Comenzaba el trayecto de Humauaca a Iruya. Fue el último lugar que visité en mi viaje al norte. Sabía que era un lugar único por sus características. Aquellos que ya habían viajado con anterioridad me lo advirtieron.
La característica distintiva es que el pueblito está dividido en dos. Entre medio, un arroyo que se extiende a lo largo. Cuando llueve, suele crecer bastante. Pero cuando no, se puede ver el camino de tierra y piedras que marcan el camino.El camino a hasta el lugar no es para nada sencillo. El micro debe subir por caminos demasiado angostos y al borde del precipicio.
Por momentos daba la sensación de estar suspendido en aire. Para los temerosos era mejor no mirar.
Al llegar, cada uno de los viajeros bajamos nuestras pertenencias. Mochilas y carpas abundaban. El dilema era dónde Íbamos a hospedarnos. Teníamos la duda de si ir a un hóstel o un camping. Pero rápidamente se nos acercó un hombre. Claramente era del lugar. Nos ofreció un habitación a cambio de 40 pesos el día. No lo dudamos. A esa altura del viaje la plata no abundaba y si podíamos ahorrar, mejor. “Síganme” nos dijo el señor. Mientras caminábamos detrás de él, apreciábamos la belleza del lugar. Eran las seis de la tarde y el sol se estaba escondiendo entre las montañas. Se podía ver con claridad su inmensidad y altura.
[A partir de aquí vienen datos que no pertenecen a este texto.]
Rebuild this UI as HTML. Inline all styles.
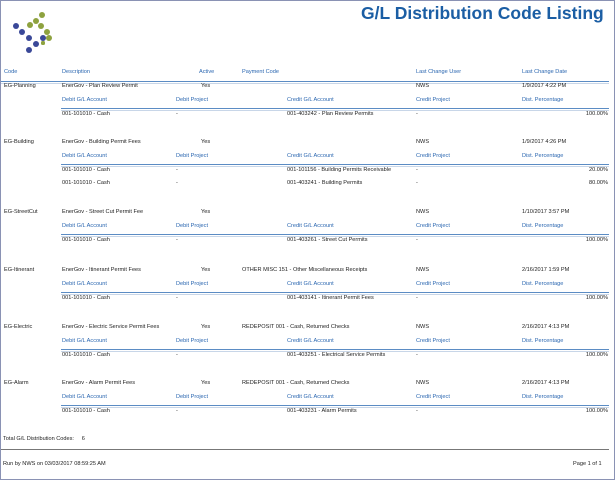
<!DOCTYPE html>
<html><head><meta charset="utf-8"><style>
body{margin:0;width:615px;height:480px;overflow:hidden;background:#fff;font-family:Tahoma,"DejaVu Sans Condensed","Liberation Sans",sans-serif;}
#page{position:absolute;left:0;top:0;width:613px;height:478px;border:1px solid #8a92b4;}
.t{position:absolute;font-size:5.6px;color:#222;white-space:nowrap;line-height:7px;font-family:"Liberation Sans",sans-serif;}
.h{color:#2a66b0;}
.r{text-align:right;}
.ln{position:absolute;height:1px;background:#5b8cc4;}
.dl{position:absolute;height:1px;border-top:1px solid #5b8cc4;border-bottom:1px solid #c8d6e8;}
.dot{position:absolute;border-radius:50%;}
</style></head><body>
<div id="page">
<div id="logo" style="position:absolute;left:0;top:0;width:60px;height:60px"></div>
<div class="t" style="left:360px;top:1px;font-size:17.5px;line-height:22px;font-weight:bold;color:#1b5ea4;">G/L Distribution Code Listing</div>
<div id="rows"></div>
<div class="ln" style="left:0;top:448px;width:608px;background:#777"></div>
<div class="t" style="left:2px;top:435px">Total G/L Distribution Codes:&nbsp;&nbsp;&nbsp;&nbsp; 6</div>
<div class="t" style="left:2px;top:460px">Run by NWS on 03/03/2017 08:59:25 AM</div>
<div class="t" style="left:572px;top:460px">Page 1 of 1</div>
</div>
<script>
const logo=document.getElementById('logo');
const dots=[[41,14,'o',3.2],[35,20,'o',3.2],[29,24,'o',3.2],[40,25,'o',3.2],[46,31,'o',3.2],[48,37,'o',3.2],[42,42,'o',1.6],[15,25,'b',3.2],[21,31,'b',3.2],[28,37,'b',3.2],[42,37,'b',3.2],[35,43,'b',3.2],[28,49,'b',3.2]];
for(const d of dots){const e=document.createElement('div');e.className='dot';


e.style.left=(d[0]-d[3])+'px';e.style.top=(d[1]-d[3])+'px';e.style.width=e.style.height=(2*d[3])+'px';e.style.background=d[2]=='o'?'#8ea23f':'#3a4898';logo.appendChild(e);}
const root=document.getElementById('rows');
function txt(s,x,y,cls,name,w){const e=document.createElement('div');e.className='t '+(cls||'');


e.textContent=s;e.style.left=x+'px';e.style.top=(y-3.5)+'px';if(w){e.style.width=w+'px';}root.appendChild(e);}
function line(x,y,w,cls,name){const e=document.createElement('div');e.className=cls;


e.style.left=x+'px';e.style.top=y+'px';e.style.width=w+'px';root.appendChild(e);}
txt('Code',3,71,'h','col-code');txt('Description',61,71,'h','col-description');txt('Active',198,71,'h','col-active');txt('Payment Code',241,71,'h','col-payment-code');txt('Last Change User',415,71,'h','col-last-change-user');txt('Last Change Date',521,71,'h','col-last-change-date');
line(0,80,608,'dl','header-line');
const blocks=[
['EG-Planning','EnerGov - Plan Review Permit','','1/9/2017 4:22 PM',85,[['001-403242 - Plan Review Permits','100.00%']]],
['EG-Building','EnerGov - Building Permit Fees','','1/9/2017 4:26 PM',141,[['001-101156 - Building Permits Receivable','20.00%'],['001-403241 - Building Permits','80.00%']]],
['EG-StreetCut','EnerGov - Street Cut Permit Fee','','1/10/2017 3:57 PM',211,[['001-403261 - Street Cut Permits','100.00%']]],
['EG-Itinerant','EnerGov - Itinerant Permit Fees','OTHER MISC 151 - Other Miscellaneous Receipts','2/16/2017 1:59 PM',269,[['001-403141 - Itinerant Permit Fees','100.00%']]],
['EG-Electric','EnerGov - Electric Service Permit Fees','REDEPOSIT 001 - Cash, Returned Checks','2/16/2017 4:13 PM',326,[['001-403251 - Electrical Service Permits','100.00%']]],
['EG-Alarm','EnerGov - Alarm Permit Fees','REDEPOSIT 001 - Cash, Returned Checks','2/16/2017 4:13 PM',382,[['001-403231 - Alarm Permits','100.00%']]]];
for(const b of blocks){const y=b[4];
txt(b[0],3,y,'','code-value');txt(b[1],61,y,'','description-value');txt('Yes',200,y,'','active-value');txt(b[2],241,y,'','payment-code-value');txt('NWS',415,y,'','user-value');txt(b[3],521,y,'','date-value');
txt('Debit G/L Account',61,y+14,'h','sub-debit-account');txt('Debit Project',175,y+14,'h','sub-debit-project');txt('Credit G/L Account',286,y+14,'h','sub-credit-account');txt('Credit Project',415,y+14,'h','sub-credit-project');txt('Dist. Percentage',521,y+14,'h','sub-dist-percentage');
line(60,y+22,548,'dl','detail-line');
b[5].forEach((d,i)=>{const yy=y+28+i*13;txt('001-101010 - Cash',61,yy,'','debit-account-value');txt('-',175,yy,'','debit-project-value');txt(d[0],286,yy,'','credit-account-value');txt('-',415,yy,'','credit-project-value');txt(d[1],540,yy,'r','dist-percentage-value',67);});}
</script>
</body></html>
Desde lejos parecían bastante empinadas, y nos daba la sensación de que no lograríamos subir hasta la cima. Además las nubes tapaban parte de la sierra, lo que tumbaba aún más nuestra esperanza.
Atravesamos varias casas precarias, y descendimos hasta llegar casi al lado del arroyo. Nuestro paisaje eran las montañas que estaban del otro lado del pueblo.
Mejor vista imposible. Con respecto a la habitación, no era más que un cuarto con cuatro paredes y colchones tirados, una lámpara que colgaba del techo, y un pequeño baño en donde no salía agua caliente. Pero esos colchones fueron la gloria, debido a que hacía varios días que dormíamos en carpas.
Una vez acomodados, se hicieron las siete y media, casi ocho.
Estaba oscureciendo. Sin embargo teníamos ganas de movernos, de recorrer. No lo pensamos dos veces, fuimos a lo que llamaban allí el mirador de la cruz, que era sencillo subir .y además, se podía apreciar todo el pueblo desde arriba. Fue uno de los lugares más lindos del norte. Las casas iluminaban el lugar. Era la única fuente de luz que había entre la inmensidad de las montañas. Un lugar paradisíaco a esa hora. Intenté tomar una foto pero no logré representar ni en lo más mínimo aquello que veía. Abundaba la paz y el silencio. Y así nos quedamos casi una hora, callados, apreciando la vista que teníamos.
Decidimos abandonar la casa al día siguiente. No estábamos muy conformes, pero además, enfrente nuestro se veía un camping con mucho verde y bastante gente de nuestra edad.Esa tarde-noche fuimos a tomar unos mates en las afuera de la iglesia.
Entre mates y palabras llegó la noche y únicamente alumbraban algunos faroles de las pequeñas calles. Pero en ese preciso instante, ocurrió algo mágico. En un pestañeo, nos encontramos con que el pueblo se había quedado sin luz. Todo era oscuro. No se veía absolutamente nada, sólo la infinidad del cielo y las estrellas. Era estar en una obra de teatro en primera fila. Algo que, nuevamente, no puedo explicar con palabras. El silencio se apoderó de nosotros por unos segundos. Luego seguimos hablando contemplando el lugar.
La conclusión: Iruya tiene algo que la distingue del resto de los lugares.